At present, there are eight to 10 member on the fundraising committee originally set for 25 people.
Johnson City’s Thomas Weems Architects has been awarded an $87,500 contract to design the facility. Members agreed Tuesday to instruct Weems to create a colorful rough draft which can be used as the search for donors continue.
Peterson said the group needed to come up with something to “take out to the community.”
“I think you need a slick presentation -- a very professionally done piece that people would want to be associated with,” he said. “If I’m going to give $50,000, I want to see something interesting.”
Dobbs said Weems should have finalized renderings and plans ready within 60-90 days.

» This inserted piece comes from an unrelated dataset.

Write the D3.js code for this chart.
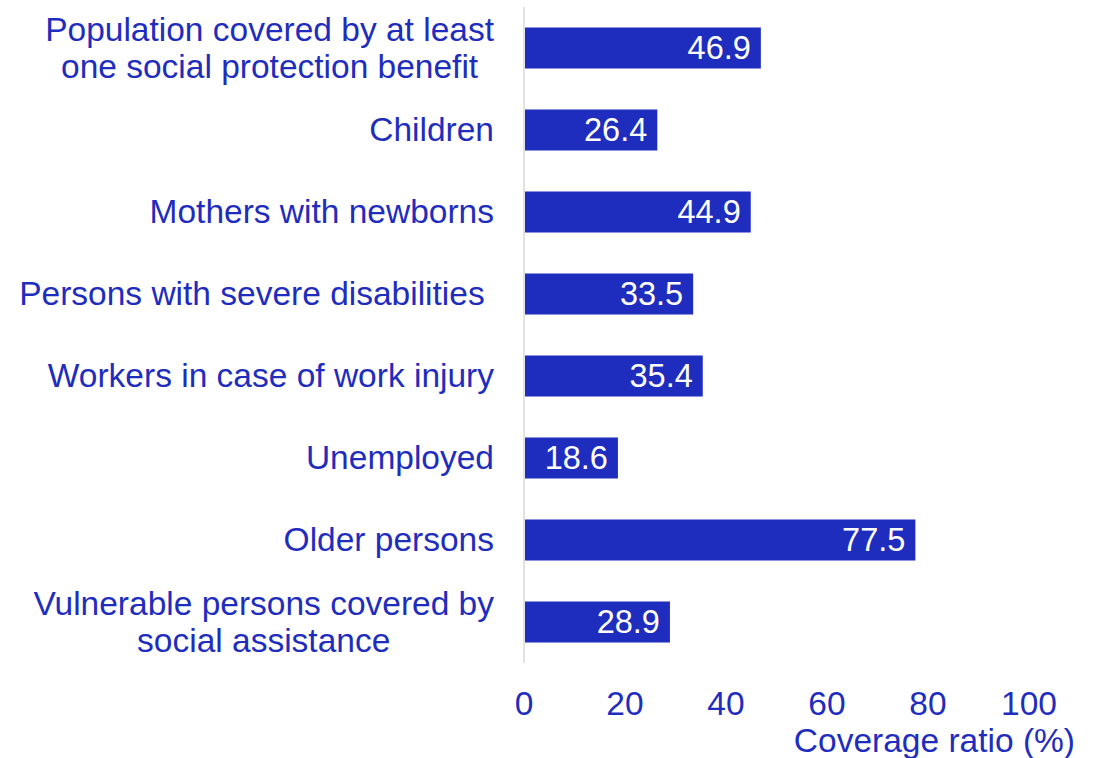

The names of the potential large donors have not been revealed, but board and fundraising committee members plan to have a sales and donation tent at this month’s races at Bristol Motor Speedway, hot dog sales at Walmart and brick and tile sales. They already have held a bluegrass fundraiser at Down Home, and some of the 2,000 donor cards printed have been handed out.
It also was April when the board closed on the $500,000, 6.6-acre property at 3411 N. Roan St. where a new animal shelter will be built to replace the current overcrowded and dilapidated facility.
Johnson City’s $350,000 donation plus $150,000 from Animal Control Board savings covered the cost.
Washington County Commissioners approved a resolution to pay the board $350,000 in increments — $100,000 up front, $150,000 when the board has raised $1 million, and up to $100,000 in paving.
That resolution included a stipulation that should the animal board not have the new facility up and running 24 months after a construction bid is OK’d, the county can ask for its money back.
County Commissioner Mark Ferguson said the announcement by board members that donations totalling about $2.8 million could come in to help fund construction did have an effect on the way he structured the amended resolution.